▶ **What you have to do**
Without the images, write out the whole listing exactly.

▶ **Recorded information**
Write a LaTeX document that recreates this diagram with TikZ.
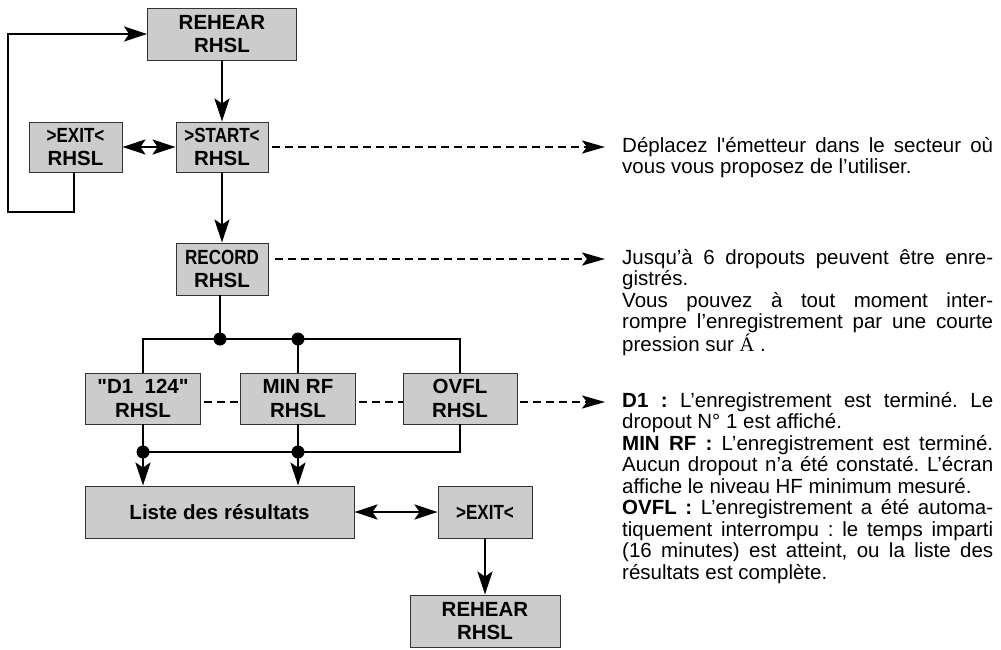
\documentclass[tikz,border=0pt]{standalone}
\usepackage{graphicx}
\usepackage{fontspec}
\setmainfont{Liberation Sans}
\newfontfamily\serifA{Liberation Serif}
\usetikzlibrary{arrows.meta}
\definecolor{boxfill}{gray}{0.8}
\definecolor{boxline}{gray}{0.2}
\tikzset{
  box/.style={draw=boxline, line width=0.9pt, fill=boxfill, align=center, inner sep=0pt,
    font=\bfseries\fontsize{20.5}{23.5}\selectfont},
  wire/.style={line width=2.5pt},
  tip/.style={},
  arr/.style={wire, -{Stealth[length=23pt,width=15pt,inset=5pt]}},
  dbl/.style={wire, {Stealth[length=23pt,width=15pt,inset=5pt]}-{Stealth[length=23pt,width=15pt,inset=5pt]}},
  dashline/.style={line width=2.2pt, dash pattern=on 8pt off 5pt},
  dasharr/.style={dashline, -{Stealth[length=23pt,width=13pt,inset=5pt]}},
  body/.style={anchor=base west, inner sep=0pt, text width=371pt, align=justify,
    font=\frenchspacing\fontsize{20.5}{21.5}\selectfont}
}
\newcommand{\cond}[1]{\scalebox{0.83}[1]{#1}}
\begin{document}
\begin{tikzpicture}[x=1pt, y=-1pt]
\useasboundingbox (0,0) rectangle (1001,649);

% boxes
\node[box, minimum width=149pt, minimum height=52pt] (rh1) at (222,34) {REHEAR\\RHSL};
\node[box, minimum width=93pt, minimum height=50pt] (exit) at (75.5,147) {\cond{>EXIT<}\\RHSL};
\node[box, minimum width=92pt, minimum height=50pt] (start) at (222,147) {\cond{>START<}\\RHSL};
\node[box, minimum width=92pt, minimum height=52pt] (rec) at (222,269) {\cond{RECORD}\\RHSL};
\node[box, minimum width=115pt, minimum height=51pt] (d1) at (143,398.5) {\textquotedbl D1\ \ 124\textquotedbl\\RHSL};
\node[box, minimum width=115pt, minimum height=51pt] (mr) at (298,398.5) {MIN RF\\RHSL};
\node[box, minimum width=114pt, minimum height=51pt] (ov) at (460,398.5) {OVFL\\RHSL};
\node[box, minimum width=269pt, minimum height=52pt] (liste) at (219.5,512) {Liste des résultats};
\node[box, minimum width=94pt, minimum height=52pt] (ex2) at (485,512) {\cond{>EXIT<}};
\node[box, minimum width=150pt, minimum height=52pt] (rh2) at (485,621) {REHEAR\\RHSL};

% helper coordinates
\coordinate (lp) at (8,212);
\coordinate (j1) at (220,339);
\coordinate (j2) at (298,339);
\coordinate (k1) at (143,452);
\coordinate (k2) at (298,452);
\coordinate (t1) at (605,147);
\coordinate (t2) at (605,259);
\coordinate (t3) at (605,402);

% solid connectors
\draw[arr] (rh1) -- (start);
\draw[dbl] (exit) -- (start);
\draw[arr] ([xshift=-1.5pt]exit.south) |- (lp) |- (rh1.west);
\draw[arr] (start) -- (rec);
\draw[wire] (rec.south -| j1) -- (j1);
\draw[wire] (d1.north) |- (j1) -- (j2) -| (ov.north);
\draw[wire] (j2) -- (mr.north);
\draw[wire] (ov.south) |- (k2) -- (k1);
\draw[arr] (d1.south) -- (d1.south |- liste.north);
\draw[arr] (mr.south) -- (mr.south |- liste.north);
\draw[dbl] (liste) -- (ex2);
\draw[arr] (ex2) -- (rh2);
\foreach \p in {j1,j2,k1,k2} \fill (\p) circle (6.5pt);

% dashed connectors
\draw[dasharr] ([xshift=4pt]start.east) -- (t1);
\draw[dasharr] ([xshift=7pt]rec.east |- t2) -- (t2);
\draw[dashline] ([xshift=3pt]d1.east |- t3) -- (mr.west |- t3);
\draw[dashline] ([xshift=3pt]mr.east |- t3) -- (ov.west |- t3);
\draw[dasharr] ([xshift=3pt]ov.east |- t3) -- (t3);

% texts
\node[body] (txt1) at (622,152) {Déplacez l\textquotesingle émetteur dans le secteur où\linebreak
vous vous proposez de l’utiliser.};
\node[body] (txt2) at (622,264) {Jusqu’à 6 dropouts peuvent être enre-\linebreak
gistrés.\\
Vous pouvez à tout moment inter-\linebreak
rompre l’enregistrement par une courte\linebreak
pression sur {\serifA Á} .};
\node[body] (txt3) at (622,407) {\textbf{D1 :} L’enregistrement est terminé. Le\linebreak
dropout N° 1 est affiché.\\
\textbf{MIN RF :} L’enregistrement est terminé.\linebreak
Aucun dropout n’a été constaté. L’écran\linebreak
affiche le niveau HF minimum mesuré.\\
\textbf{OVFL :} L’enregistrement a été automa-\linebreak
tiquement interrompu : le temps imparti\linebreak
(16 minutes) est atteint, ou la liste des\linebreak
résultats est complète.};
\end{tikzpicture}
\end{document}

▶ **Correct answer**
Write a LaTeX document that recreates this diagram with TikZ.
\documentclass[tikz,border=0pt]{standalone}
\usepackage{graphicx}
\usepackage{fontspec}
\setmainfont{Liberation Sans}
\newfontfamily\serifA{Liberation Serif}
\usetikzlibrary{arrows.meta}
\definecolor{boxfill}{gray}{0.8}
\definecolor{boxline}{gray}{0.2}
\tikzset{
  box/.style={draw=boxline, line width=0.9pt, fill=boxfill, align=center, inner sep=0pt,
    font=\bfseries\fontsize{20.5}{23.5}\selectfont},
  wire/.style={line width=2.5pt},
  tip/.style={},
  arr/.style={wire, -{Stealth[length=23pt,width=15pt,inset=5pt]}},
  dbl/.style={wire, {Stealth[length=23pt,width=15pt,inset=5pt]}-{Stealth[length=23pt,width=15pt,inset=5pt]}},
  dashline/.style={line width=2.2pt, dash pattern=on 8pt off 5pt},
  dasharr/.style={dashline, -{Stealth[length=23pt,width=13pt,inset=5pt]}},
  body/.style={anchor=base west, inner sep=0pt, text width=371pt, align=justify,
    font=\frenchspacing\fontsize{20.5}{21.5}\selectfont}
}
\newcommand{\cond}[1]{\scalebox{0.83}[1]{#1}}
\begin{document}
\begin{tikzpicture}[x=1pt, y=-1pt]
\useasboundingbox (0,0) rectangle (1001,649);

% boxes
\node[box, minimum width=149pt, minimum height=52pt] (rh1) at (222,34) {REHEAR\\RHSL};
\node[box, minimum width=93pt, minimum height=50pt] (exit) at (75.5,147) {\cond{>EXIT<}\\RHSL};
\node[box, minimum width=92pt, minimum height=50pt] (start) at (222,147) {\cond{>START<}\\RHSL};
\node[box, minimum width=92pt, minimum height=52pt] (rec) at (222,269) {\cond{RECORD}\\RHSL};
\node[box, minimum width=115pt, minimum height=51pt] (d1) at (143,398.5) {\textquotedbl D1\ \ 124\textquotedbl\\RHSL};
\node[box, minimum width=115pt, minimum height=51pt] (mr) at (298,398.5) {MIN RF\\RHSL};
\node[box, minimum width=114pt, minimum height=51pt] (ov) at (460,398.5) {OVFL\\RHSL};
\node[box, minimum width=269pt, minimum height=52pt] (liste) at (219.5,512) {Liste des résultats};
\node[box, minimum width=94pt, minimum height=52pt] (ex2) at (485,512) {\cond{>EXIT<}};
\node[box, minimum width=150pt, minimum height=52pt] (rh2) at (485,621) {REHEAR\\RHSL};

% helper coordinates
\coordinate (lp) at (8,212);
\coordinate (j1) at (220,339);
\coordinate (j2) at (298,339);
\coordinate (k1) at (143,452);
\coordinate (k2) at (298,452);
\coordinate (t1) at (605,147);
\coordinate (t2) at (605,259);
\coordinate (t3) at (605,402);

% solid connectors
\draw[arr] (rh1) -- (start);
\draw[dbl] (exit) -- (start);
\draw[arr] ([xshift=-1.5pt]exit.south) |- (lp) |- (rh1.west);
\draw[arr] (start) -- (rec);
\draw[wire] (rec.south -| j1) -- (j1);
\draw[wire] (d1.north) |- (j1) -- (j2) -| (ov.north);
\draw[wire] (j2) -- (mr.north);
\draw[wire] (ov.south) |- (k2) -- (k1);
\draw[arr] (d1.south) -- (d1.south |- liste.north);
\draw[arr] (mr.south) -- (mr.south |- liste.north);
\draw[dbl] (liste) -- (ex2);
\draw[arr] (ex2) -- (rh2);
\foreach \p in {j1,j2,k1,k2} \fill (\p) circle (6.5pt);

% dashed connectors
\draw[dasharr] ([xshift=4pt]start.east) -- (t1);
\draw[dasharr] ([xshift=7pt]rec.east |- t2) -- (t2);
\draw[dashline] ([xshift=3pt]d1.east |- t3) -- (mr.west |- t3);
\draw[dashline] ([xshift=3pt]mr.east |- t3) -- (ov.west |- t3);
\draw[dasharr] ([xshift=3pt]ov.east |- t3) -- (t3);

% texts
\node[body] (txt1) at (622,152) {Déplacez l\textquotesingle émetteur dans le secteur où\linebreak
vous vous proposez de l’utiliser.};
\node[body] (txt2) at (622,264) {Jusqu’à 6 dropouts peuvent être enre-\linebreak
gistrés.\\
Vous pouvez à tout moment inter-\linebreak
rompre l’enregistrement par une courte\linebreak
pression sur {\serifA Á} .};
\node[body] (txt3) at (622,407) {\textbf{D1 :} L’enregistrement est terminé. Le\linebreak
dropout N° 1 est affiché.\\
\textbf{MIN RF :} L’enregistrement est terminé.\linebreak
Aucun dropout n’a été constaté. L’écran\linebreak
affiche le niveau HF minimum mesuré.\\
\textbf{OVFL :} L’enregistrement a été automa-\linebreak
tiquement interrompu : le temps imparti\linebreak
(16 minutes) est atteint, ou la liste des\linebreak
résultats est complète.};
\end{tikzpicture}
\end{document}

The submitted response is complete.